Keep pictures out. Copy exactly the lines from the one containing "What Plotly code" to the one containing "72.1, 69.9, 69.3, 71.0, 74.4, 79.0, 85.2, 90.5]", endpoints included.

#### Supplied records

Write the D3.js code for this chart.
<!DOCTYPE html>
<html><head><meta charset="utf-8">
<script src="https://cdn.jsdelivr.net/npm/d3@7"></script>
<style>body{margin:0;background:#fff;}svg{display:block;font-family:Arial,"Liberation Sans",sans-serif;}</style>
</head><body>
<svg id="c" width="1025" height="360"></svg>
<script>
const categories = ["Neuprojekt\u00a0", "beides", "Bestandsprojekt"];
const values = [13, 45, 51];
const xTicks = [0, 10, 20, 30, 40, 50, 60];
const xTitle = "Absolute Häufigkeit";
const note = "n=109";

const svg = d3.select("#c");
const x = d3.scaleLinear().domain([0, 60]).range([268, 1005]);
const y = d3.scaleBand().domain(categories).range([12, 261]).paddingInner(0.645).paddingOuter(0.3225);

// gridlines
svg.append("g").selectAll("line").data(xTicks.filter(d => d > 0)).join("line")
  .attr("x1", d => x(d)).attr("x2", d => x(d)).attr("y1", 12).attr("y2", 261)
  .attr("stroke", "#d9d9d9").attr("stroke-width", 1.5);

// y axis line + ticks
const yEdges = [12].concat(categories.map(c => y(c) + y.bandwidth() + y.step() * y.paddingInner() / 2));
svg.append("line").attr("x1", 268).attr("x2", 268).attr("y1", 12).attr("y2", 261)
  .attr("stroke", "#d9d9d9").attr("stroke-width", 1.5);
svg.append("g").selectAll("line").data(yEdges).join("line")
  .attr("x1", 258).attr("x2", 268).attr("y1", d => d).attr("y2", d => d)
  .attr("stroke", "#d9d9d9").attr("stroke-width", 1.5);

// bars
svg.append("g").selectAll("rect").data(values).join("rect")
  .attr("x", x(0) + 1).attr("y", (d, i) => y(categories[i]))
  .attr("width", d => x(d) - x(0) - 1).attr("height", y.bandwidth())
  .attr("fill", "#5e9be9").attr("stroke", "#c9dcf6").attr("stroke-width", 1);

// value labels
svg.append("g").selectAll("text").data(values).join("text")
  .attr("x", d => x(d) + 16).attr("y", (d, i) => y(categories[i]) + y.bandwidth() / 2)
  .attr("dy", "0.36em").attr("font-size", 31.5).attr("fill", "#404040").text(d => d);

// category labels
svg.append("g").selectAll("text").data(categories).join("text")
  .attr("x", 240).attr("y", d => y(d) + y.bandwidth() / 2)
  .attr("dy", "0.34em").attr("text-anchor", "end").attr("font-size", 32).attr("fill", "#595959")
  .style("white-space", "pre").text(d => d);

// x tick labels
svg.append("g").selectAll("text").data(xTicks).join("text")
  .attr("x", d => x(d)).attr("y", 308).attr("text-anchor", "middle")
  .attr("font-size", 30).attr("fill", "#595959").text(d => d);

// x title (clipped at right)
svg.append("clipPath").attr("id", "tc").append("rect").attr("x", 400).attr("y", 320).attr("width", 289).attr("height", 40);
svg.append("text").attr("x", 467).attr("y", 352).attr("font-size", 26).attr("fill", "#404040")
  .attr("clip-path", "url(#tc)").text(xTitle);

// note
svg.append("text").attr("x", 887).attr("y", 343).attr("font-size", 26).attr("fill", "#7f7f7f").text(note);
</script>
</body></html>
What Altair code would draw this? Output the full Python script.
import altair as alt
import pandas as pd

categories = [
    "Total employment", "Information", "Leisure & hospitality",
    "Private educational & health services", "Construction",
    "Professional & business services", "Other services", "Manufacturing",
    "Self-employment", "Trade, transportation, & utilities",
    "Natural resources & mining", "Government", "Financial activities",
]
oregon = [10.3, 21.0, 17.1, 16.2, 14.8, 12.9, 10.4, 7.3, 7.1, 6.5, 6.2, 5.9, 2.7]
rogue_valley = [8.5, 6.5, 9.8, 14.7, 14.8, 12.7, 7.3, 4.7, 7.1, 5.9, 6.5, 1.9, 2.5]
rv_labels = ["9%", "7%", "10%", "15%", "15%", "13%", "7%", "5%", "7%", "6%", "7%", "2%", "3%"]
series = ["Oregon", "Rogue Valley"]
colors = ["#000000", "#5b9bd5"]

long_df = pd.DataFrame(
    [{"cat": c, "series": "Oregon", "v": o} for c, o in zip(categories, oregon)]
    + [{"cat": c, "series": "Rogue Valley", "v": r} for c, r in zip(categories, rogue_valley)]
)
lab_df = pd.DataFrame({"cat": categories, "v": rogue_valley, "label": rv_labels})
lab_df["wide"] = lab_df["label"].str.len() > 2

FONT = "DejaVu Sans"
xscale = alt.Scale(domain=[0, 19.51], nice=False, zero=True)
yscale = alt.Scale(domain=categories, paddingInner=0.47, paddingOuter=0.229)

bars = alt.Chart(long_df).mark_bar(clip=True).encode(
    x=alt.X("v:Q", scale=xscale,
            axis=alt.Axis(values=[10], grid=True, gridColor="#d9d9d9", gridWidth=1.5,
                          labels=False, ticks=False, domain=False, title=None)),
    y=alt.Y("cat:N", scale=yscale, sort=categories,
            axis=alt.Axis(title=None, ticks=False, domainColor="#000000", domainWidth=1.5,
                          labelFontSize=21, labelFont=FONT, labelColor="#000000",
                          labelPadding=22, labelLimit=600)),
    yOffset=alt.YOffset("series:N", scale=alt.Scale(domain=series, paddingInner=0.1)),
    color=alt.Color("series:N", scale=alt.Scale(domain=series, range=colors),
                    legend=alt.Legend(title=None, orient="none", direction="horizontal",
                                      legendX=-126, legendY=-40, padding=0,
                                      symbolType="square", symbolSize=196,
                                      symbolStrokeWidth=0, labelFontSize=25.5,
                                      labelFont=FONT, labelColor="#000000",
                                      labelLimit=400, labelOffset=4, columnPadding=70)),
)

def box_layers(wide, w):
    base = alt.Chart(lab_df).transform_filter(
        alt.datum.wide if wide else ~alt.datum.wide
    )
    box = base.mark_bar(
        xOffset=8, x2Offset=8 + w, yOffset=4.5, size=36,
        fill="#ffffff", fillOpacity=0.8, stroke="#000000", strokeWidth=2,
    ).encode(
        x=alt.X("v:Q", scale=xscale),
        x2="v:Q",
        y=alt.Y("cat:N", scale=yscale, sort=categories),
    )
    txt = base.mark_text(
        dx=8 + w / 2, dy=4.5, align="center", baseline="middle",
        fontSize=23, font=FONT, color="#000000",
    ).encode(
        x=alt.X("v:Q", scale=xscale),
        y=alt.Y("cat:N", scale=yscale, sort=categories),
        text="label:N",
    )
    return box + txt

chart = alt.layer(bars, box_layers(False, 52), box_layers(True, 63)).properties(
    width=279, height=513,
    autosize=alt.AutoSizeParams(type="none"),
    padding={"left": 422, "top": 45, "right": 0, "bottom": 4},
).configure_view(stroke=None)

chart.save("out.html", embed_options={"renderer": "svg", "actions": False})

########
#### Supplied records

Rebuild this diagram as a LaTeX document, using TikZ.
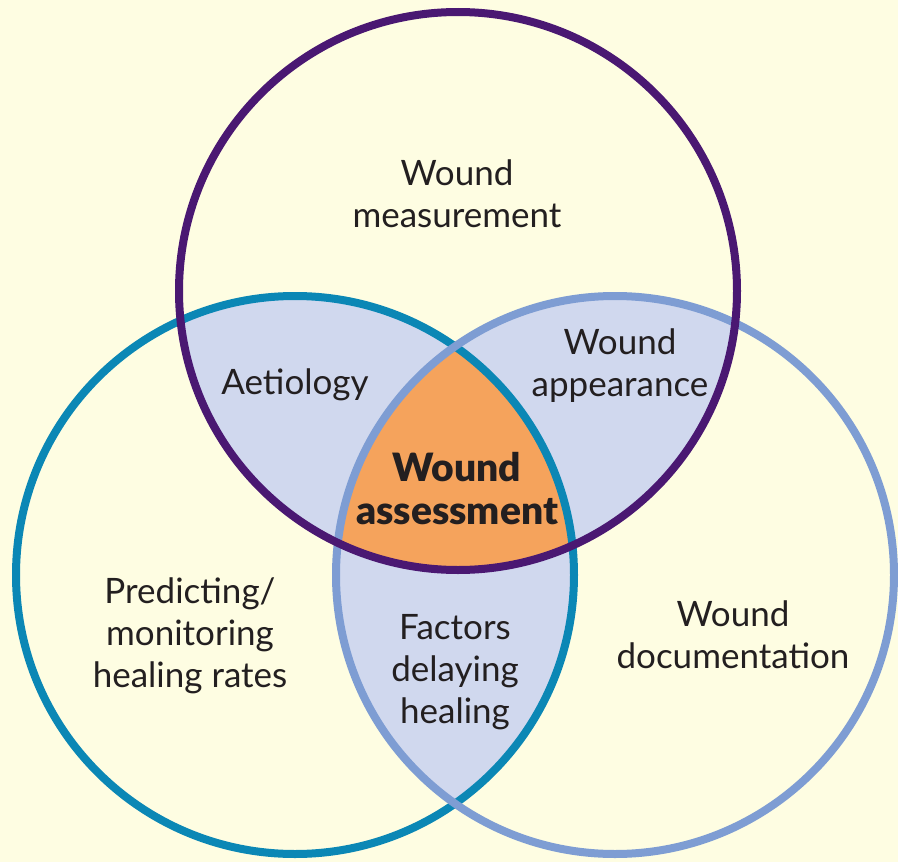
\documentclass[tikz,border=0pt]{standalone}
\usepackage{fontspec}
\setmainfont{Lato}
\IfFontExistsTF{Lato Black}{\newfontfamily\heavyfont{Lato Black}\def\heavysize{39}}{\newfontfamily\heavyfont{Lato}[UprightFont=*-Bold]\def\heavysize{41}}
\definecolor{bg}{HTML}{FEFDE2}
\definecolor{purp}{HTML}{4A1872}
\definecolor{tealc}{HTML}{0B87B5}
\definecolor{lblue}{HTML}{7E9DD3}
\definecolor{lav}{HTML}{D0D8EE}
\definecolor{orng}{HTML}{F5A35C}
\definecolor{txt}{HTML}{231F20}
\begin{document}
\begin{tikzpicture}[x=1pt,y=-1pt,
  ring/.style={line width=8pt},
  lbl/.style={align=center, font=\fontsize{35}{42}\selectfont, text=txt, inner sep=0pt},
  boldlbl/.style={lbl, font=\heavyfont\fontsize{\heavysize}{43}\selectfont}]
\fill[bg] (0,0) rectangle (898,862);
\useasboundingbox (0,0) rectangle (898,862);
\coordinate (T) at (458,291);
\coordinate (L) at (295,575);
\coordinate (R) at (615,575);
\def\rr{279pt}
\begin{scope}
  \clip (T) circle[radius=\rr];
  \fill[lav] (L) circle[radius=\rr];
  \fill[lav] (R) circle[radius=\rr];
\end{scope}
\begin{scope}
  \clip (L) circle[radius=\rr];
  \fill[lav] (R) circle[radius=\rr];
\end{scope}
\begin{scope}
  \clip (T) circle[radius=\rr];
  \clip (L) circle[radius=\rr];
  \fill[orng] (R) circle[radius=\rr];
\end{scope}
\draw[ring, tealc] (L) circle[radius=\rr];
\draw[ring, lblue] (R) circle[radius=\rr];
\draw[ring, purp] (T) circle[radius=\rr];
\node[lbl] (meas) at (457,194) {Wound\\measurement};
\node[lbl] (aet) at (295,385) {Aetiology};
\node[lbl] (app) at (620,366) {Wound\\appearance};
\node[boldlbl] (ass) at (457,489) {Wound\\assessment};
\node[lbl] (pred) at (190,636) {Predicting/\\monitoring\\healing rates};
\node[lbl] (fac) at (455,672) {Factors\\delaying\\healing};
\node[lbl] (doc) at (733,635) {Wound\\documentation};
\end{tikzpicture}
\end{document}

########
#### Supplied records

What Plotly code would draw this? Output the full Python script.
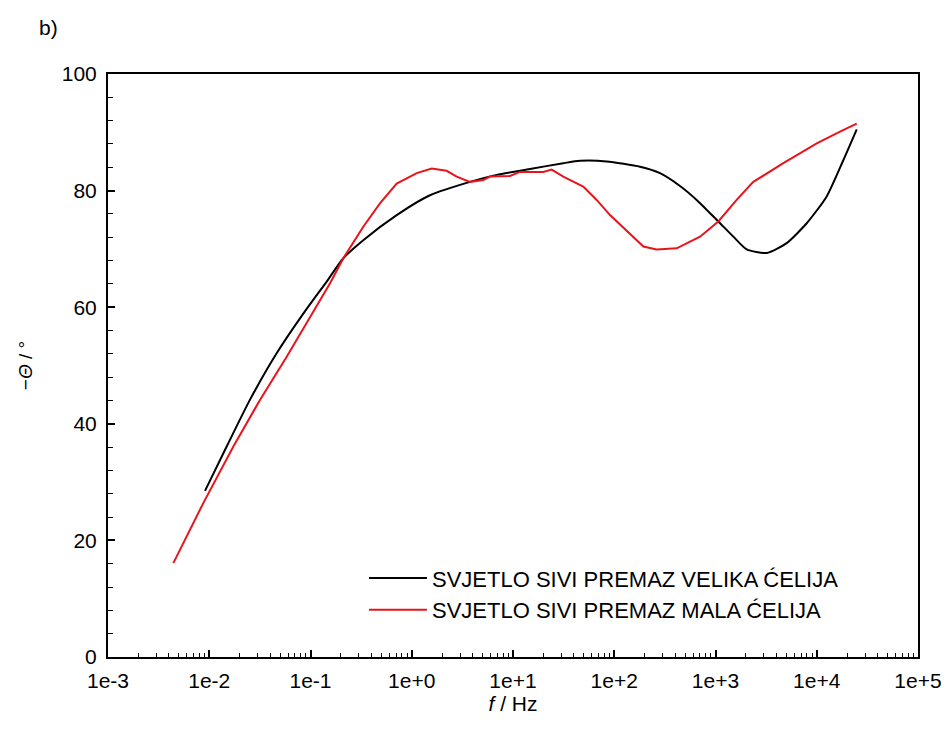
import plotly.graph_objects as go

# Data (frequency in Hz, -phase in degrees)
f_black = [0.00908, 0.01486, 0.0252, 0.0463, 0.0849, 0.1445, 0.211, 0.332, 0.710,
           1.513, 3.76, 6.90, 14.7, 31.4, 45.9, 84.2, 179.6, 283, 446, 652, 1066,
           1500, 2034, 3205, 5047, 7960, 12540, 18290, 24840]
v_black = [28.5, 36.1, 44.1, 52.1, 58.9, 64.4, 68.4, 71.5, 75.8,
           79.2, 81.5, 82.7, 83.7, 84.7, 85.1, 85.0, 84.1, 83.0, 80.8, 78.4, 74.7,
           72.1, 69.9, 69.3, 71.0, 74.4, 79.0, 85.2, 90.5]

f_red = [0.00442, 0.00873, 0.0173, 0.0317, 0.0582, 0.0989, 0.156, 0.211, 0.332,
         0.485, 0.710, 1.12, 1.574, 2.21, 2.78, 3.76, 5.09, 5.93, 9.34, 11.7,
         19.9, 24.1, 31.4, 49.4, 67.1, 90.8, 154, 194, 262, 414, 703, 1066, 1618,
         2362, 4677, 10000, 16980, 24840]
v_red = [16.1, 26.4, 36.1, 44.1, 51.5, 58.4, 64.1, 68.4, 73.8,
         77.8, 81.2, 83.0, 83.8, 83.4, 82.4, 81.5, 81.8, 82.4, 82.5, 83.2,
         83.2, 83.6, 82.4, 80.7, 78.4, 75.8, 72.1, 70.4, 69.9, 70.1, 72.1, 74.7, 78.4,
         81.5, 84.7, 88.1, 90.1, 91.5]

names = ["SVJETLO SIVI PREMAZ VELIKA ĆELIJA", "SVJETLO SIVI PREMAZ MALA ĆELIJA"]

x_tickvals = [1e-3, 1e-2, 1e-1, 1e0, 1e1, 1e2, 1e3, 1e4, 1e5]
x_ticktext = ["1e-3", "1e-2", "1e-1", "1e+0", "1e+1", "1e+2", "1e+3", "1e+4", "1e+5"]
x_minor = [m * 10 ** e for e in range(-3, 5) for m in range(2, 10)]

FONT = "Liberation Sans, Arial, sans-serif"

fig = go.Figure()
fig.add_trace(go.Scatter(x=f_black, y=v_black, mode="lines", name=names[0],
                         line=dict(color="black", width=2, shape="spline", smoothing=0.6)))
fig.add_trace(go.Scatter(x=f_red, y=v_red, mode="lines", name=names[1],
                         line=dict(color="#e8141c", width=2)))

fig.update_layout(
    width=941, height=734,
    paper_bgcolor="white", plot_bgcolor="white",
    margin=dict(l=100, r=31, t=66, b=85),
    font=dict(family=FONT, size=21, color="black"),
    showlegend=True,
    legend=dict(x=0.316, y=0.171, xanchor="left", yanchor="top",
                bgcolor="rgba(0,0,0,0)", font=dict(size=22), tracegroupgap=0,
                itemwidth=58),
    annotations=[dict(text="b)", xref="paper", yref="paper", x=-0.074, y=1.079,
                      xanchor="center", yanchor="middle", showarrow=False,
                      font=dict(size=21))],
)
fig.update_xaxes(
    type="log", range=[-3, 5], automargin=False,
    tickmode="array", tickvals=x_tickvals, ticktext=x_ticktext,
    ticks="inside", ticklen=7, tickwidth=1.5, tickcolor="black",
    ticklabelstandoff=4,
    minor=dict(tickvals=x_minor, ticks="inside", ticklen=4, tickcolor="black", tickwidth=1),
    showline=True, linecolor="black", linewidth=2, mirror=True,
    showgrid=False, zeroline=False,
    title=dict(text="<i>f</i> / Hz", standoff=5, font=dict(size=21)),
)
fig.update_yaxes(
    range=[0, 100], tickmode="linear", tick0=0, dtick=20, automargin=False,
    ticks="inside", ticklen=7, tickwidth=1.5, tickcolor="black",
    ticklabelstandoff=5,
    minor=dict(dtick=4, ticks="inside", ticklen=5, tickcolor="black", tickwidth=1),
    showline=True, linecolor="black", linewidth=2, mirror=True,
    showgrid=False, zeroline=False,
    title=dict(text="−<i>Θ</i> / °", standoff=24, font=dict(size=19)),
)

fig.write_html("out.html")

########

[Task output]
What Plotly code would draw this? Output the full Python script.
import plotly.graph_objects as go

# Data (frequency in Hz, -phase in degrees)
f_black = [0.00908, 0.01486, 0.0252, 0.0463, 0.0849, 0.1445, 0.211, 0.332, 0.710,
           1.513, 3.76, 6.90, 14.7, 31.4, 45.9, 84.2, 179.6, 283, 446, 652, 1066,
           1500, 2034, 3205, 5047, 7960, 12540, 18290, 24840]
v_black = [28.5, 36.1, 44.1, 52.1, 58.9, 64.4, 68.4, 71.5, 75.8,
           79.2, 81.5, 82.7, 83.7, 84.7, 85.1, 85.0, 84.1, 83.0, 80.8, 78.4, 74.7,
           72.1, 69.9, 69.3, 71.0, 74.4, 79.0, 85.2, 90.5]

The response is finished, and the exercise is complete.